I’ve been back on the Percy Toplis trail – at the pretty-much-impossible task of separating out truth from all the fictions around him.. He spent his short life pretending to be people he wasn’t to get what he wanted – money, possessions, an advantage, women, or just a laugh – and it seems clear that – like Abagnale – he loved the game of it too, though in a darker way at times. Parts of his story read like a 20th C. versions of native American Coyote or Skeleton Man trickster tales.

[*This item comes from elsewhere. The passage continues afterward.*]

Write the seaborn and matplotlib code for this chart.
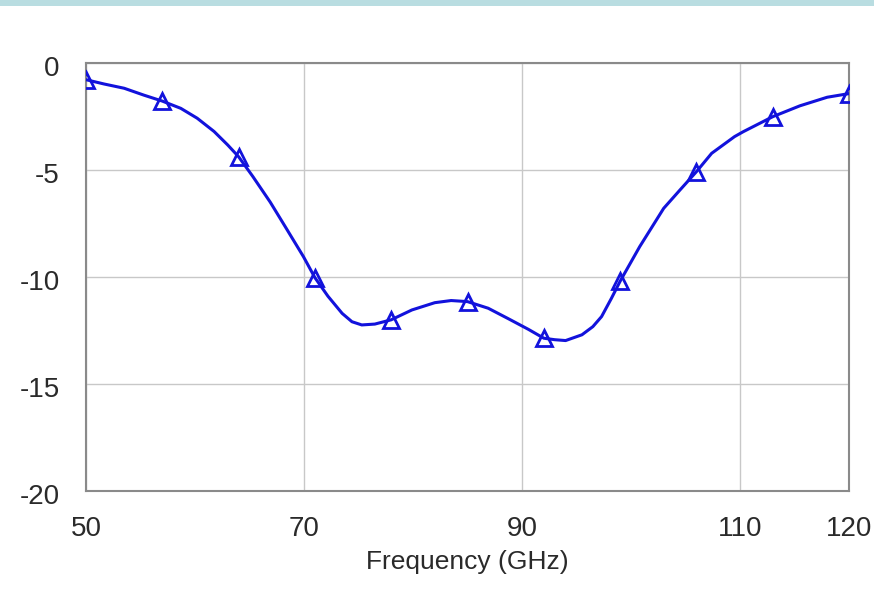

Born into a gritty northern mining community in 1896, he spent years impersonating upper class gents and army officers, and slipping in and out of the military with impunity – their plodding bureaucracy unable to keep up with his mercurial twists and turns. The actor Paul McGann – who played him in the significantly fictional The Monocled Mutineer, says,
“As long as I live I’ll never be as good an actor as he was. In modern times, with radio and TV, it’s possible for an actor like me to learn how to do different voices, this walk, that walk… Topliss had no terms of reference except raw talent, his ear, his eye, his absolute balls.”
Fittingly, it’s impossible to even know how his last name should be spelt – he has two birth certificates, one with his name spelt Toplis and one with it spelt Topliss. I’ve tracked down a research fellow at Glasgow University who has done some very interesting work linking psychogeopgraphy with Toplis’ final journey through north Cumbria, and we’re due to talk soon by phone, which I’m really looking forward to. The resonances between Toplis’ life and archetypal trickster tales is an undercurrent through my work on this piece that won’t go away.